While Frazier understands Nassar victims — a list that includes Wieber and UCLA teammates Kyla Ross and Madison Kocian — are clamoring for change, Frazier believes the athletes still competing at the elite level can be an integral part of the process.

“We can help change things from the inside out,” Frazier said. “We are hand in hand with the survivors, 100 percent. We want to be the people on the inside helping.”

Forster knows part of his role as one of the most visible people in the sport is to facilitate the change within the elite program. When he took over in June, he talked about the need to create an environment where the athletes felt they had more of a say in how things are done. He went to the gymnasts and asked them what they would like to see change at selection camps. They told him they wanted open scoring like they receive during a typical meet. So he obliged.

“They have to be able to voice whatever their concern is without fear of any retaliation or that it would impact them not making a team,” Forster said.

It’s one small facet of an overhaul that will be fought on many fronts over many years. There is no pat on the back or motivational chat or fist bump among teammates that will signal all is well. There shouldn’t be. The Nassar effect will linger for decades. That’s not a bad thing.

“I think we should never try to bury that stuff,” Hurd said. “It happened and it’s an awful thing that happened and such an unfortunate thing. But I don’t think we should ever try to bury that conversation because that’s how it all comes back.”

Yet Hurd, Forster and the current national team members are optimistic there is a way forward.

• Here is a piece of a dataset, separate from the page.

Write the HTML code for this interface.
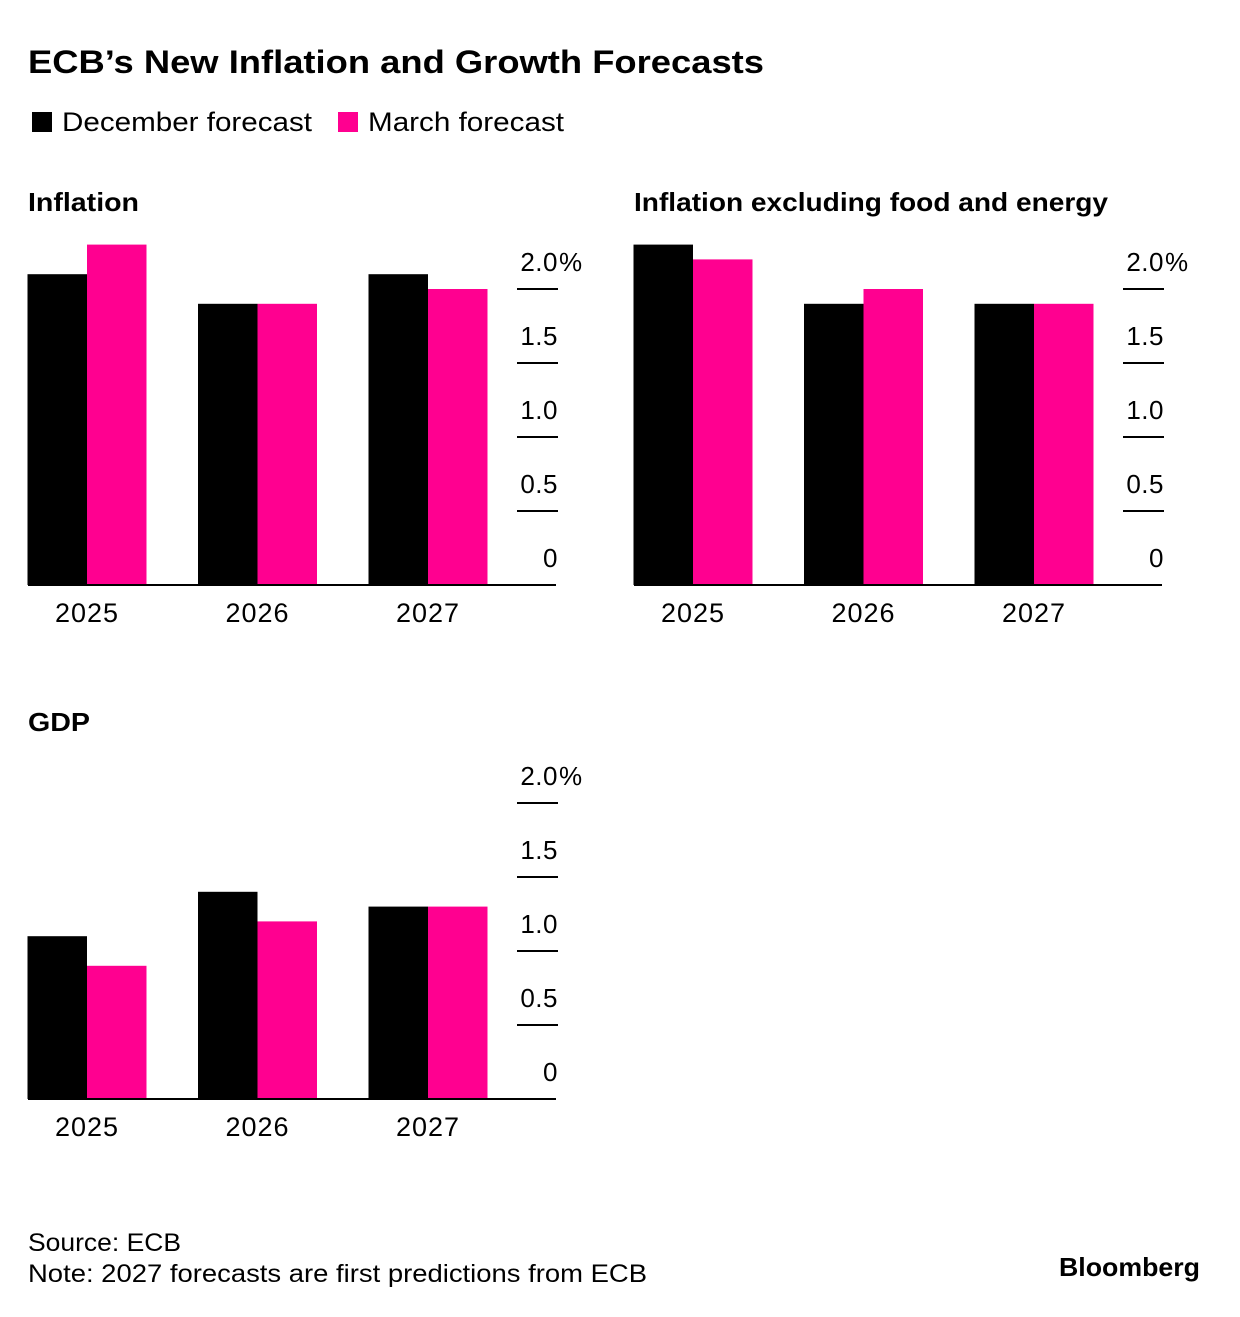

“I’ve read through all the manuals. There isn’t anything in any of our manuals that demands we win medals,” Forster said. “Not one. No matter what the press has said. There isn’t anything that says we have to win medals. We have to put the best team out on the floor. That’s our job, and we’re going to do it in the very best, positive way we can so that athletes have a great experience doing it. That’s the hope. Well, it isn’t hope. It’s mandatory I do it.”